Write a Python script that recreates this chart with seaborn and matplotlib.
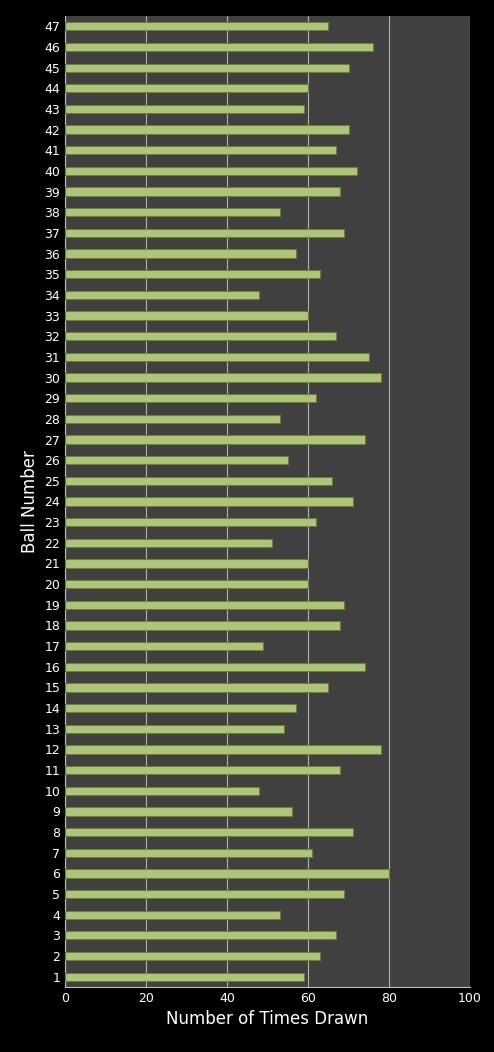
import matplotlib
matplotlib.use("Agg")
import matplotlib.pyplot as plt
import seaborn as sns
import pandas as pd

balls = list(range(1, 48))
drawn = [59, 63, 67, 53, 69, 80, 61, 71, 56, 48,
         68, 78, 54, 57, 65, 74, 49, 68, 69, 60,
         60, 51, 62, 71, 66, 55, 74, 53, 62, 78,
         75, 67, 60, 48, 63, 57, 69, 53, 68, 72,
         67, 70, 59, 60, 70, 76, 65]

df = pd.DataFrame({"ball": [str(b) for b in balls], "drawn": drawn})
order = [str(b) for b in reversed(balls)]

sns.set_style("dark")
fig = plt.figure(figsize=(4.94, 10.52), dpi=100, facecolor="black")
ax = fig.add_axes([65 / 494, 1 - 987 / 1052, 405 / 494, 971 / 1052])
ax.set_facecolor("#404040")

sns.barplot(data=df, x="drawn", y="ball", order=order, color="#b3d36a",
            width=0.4, edgecolor="#6b7f35", linewidth=0.8, ax=ax, zorder=3)
ax.set_xlim(0, 100)
ax.set_xticks([0, 20, 40, 60, 80, 100])
ax.grid(axis="x", color="#b0b0b0", linewidth=0.8, zorder=0)
ax.grid(axis="y", visible=False)
for s in ax.spines.values():
    s.set_visible(False)
ax.spines["left"].set_visible(True)
ax.spines["left"].set_color("#c0c0c0")
ax.spines["bottom"].set_visible(True)
ax.spines["bottom"].set_color("#c0c0c0")
ax.tick_params(colors="white", labelsize=9, length=0)
ax.set_xlabel("Number of Times Drawn", color="white", fontsize=12)
ax.set_ylabel("Ball Number", color="white", fontsize=12)

fig.savefig("out.png", facecolor="black")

===============

Task to carry out: Starting at the top of the listing above, please restate word for word each line up to and including the one that holds "67, 70, 59, 60, 70, 76, 65]", omitting every image.

Response:
Write a Python script that recreates this chart with seaborn and matplotlib.
import matplotlib
matplotlib.use("Agg")
import matplotlib.pyplot as plt
import seaborn as sns
import pandas as pd

balls = list(range(1, 48))
drawn = [59, 63, 67, 53, 69, 80, 61, 71, 56, 48,
         68, 78, 54, 57, 65, 74, 49, 68, 69, 60,
         60, 51, 62, 71, 66, 55, 74, 53, 62, 78,
         75, 67, 60, 48, 63, 57, 69, 53, 68, 72,
         67, 70, 59, 60, 70, 76, 65]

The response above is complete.